Pattern 1 has lower cross-node HCCL communication overhead during inference. Pattern 2 balances the load more evenly. Choose based on your workload characteristics.

Device Mapping Reference

Since NPU does not support colocated mode, you must allocate separate NPUs for training and inference. Here are common allocation patterns:

8-NPU Single Node

ComponentNPUsCount
actor_train0-34
actor_infer4-74
reference4-7 (shared)-

16-NPU Single Node (A3)

ComponentNPUsCount
actor_train0-78
actor_infer8-158
reference8-15 (shared)-

2×8-NPU Multi-Node

ComponentNPUsCount
actor_trainNode0: 0-78
actor_inferNode1: 0-78
referenceNode1: 0-7 (shared)-

Troubleshooting

First Inference Request Is Very Slow

The first inference request after model loading triggers operator compilation, which can take several minutes. This is a one-time cost. To mitigate:

  1. Enable operator compilation cache (see ACL_OP_COMPILER_CACHE_MODE above).
  2. Run a warmup request before starting the actual training loop.

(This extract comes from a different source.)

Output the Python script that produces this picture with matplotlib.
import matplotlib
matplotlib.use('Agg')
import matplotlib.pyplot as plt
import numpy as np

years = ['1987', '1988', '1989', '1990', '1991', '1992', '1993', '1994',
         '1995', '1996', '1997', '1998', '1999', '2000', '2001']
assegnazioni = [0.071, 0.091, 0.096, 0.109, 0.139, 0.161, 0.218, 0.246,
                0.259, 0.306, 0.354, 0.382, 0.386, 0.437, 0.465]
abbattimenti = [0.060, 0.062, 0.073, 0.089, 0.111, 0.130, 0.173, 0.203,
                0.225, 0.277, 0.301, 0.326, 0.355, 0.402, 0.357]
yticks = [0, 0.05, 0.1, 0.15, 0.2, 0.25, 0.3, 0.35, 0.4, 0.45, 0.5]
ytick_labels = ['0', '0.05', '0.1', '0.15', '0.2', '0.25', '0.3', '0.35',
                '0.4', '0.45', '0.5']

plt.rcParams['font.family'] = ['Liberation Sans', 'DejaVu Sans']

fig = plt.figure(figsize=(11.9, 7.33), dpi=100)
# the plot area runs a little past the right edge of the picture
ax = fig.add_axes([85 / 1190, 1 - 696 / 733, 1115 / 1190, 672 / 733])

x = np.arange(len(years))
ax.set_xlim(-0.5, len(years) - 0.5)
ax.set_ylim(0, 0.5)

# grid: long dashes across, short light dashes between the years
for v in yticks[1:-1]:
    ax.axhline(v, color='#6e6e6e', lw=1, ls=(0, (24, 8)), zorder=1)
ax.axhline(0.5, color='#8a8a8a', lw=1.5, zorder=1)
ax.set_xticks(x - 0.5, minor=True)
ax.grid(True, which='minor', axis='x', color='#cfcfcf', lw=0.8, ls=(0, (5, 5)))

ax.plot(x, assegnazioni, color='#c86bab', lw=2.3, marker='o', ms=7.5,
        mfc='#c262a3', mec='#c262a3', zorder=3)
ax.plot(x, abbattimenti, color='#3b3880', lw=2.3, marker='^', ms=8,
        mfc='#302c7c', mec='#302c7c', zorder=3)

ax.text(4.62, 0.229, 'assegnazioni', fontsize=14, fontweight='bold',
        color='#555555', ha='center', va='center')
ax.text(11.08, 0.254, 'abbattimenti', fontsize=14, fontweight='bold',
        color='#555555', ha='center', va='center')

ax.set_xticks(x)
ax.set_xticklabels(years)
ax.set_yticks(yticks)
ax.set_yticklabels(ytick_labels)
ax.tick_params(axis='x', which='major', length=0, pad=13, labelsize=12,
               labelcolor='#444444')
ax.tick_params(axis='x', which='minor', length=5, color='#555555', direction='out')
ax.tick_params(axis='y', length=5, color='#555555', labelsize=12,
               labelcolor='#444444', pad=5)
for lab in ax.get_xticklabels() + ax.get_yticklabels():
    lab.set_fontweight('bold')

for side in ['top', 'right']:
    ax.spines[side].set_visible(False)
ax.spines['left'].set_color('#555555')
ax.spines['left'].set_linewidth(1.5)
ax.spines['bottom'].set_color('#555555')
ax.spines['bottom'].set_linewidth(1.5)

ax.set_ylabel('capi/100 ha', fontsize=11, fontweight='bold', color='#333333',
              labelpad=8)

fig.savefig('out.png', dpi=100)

OOM on 7B Model with 4 NPUs

If you encounter OOM with a 7B model on 4 NPUs:

  1. Switch to deepspeed_zero3_cpuoffload strategy.
  2. Reduce per_device_train_batch_size to 1.
  3. Increase gradient_accumulation_steps accordingly.
  4. Reduce max_model_len in vLLM config (e.g., from 8192 to 4096).

Multi-Node HCCL Communication Failure

See HCCL Communication Timeout or Failure in the FAQ.

Disclaimer

The Ascend support provided in ROLL is intended as a reference example. For production use, please consult official channels.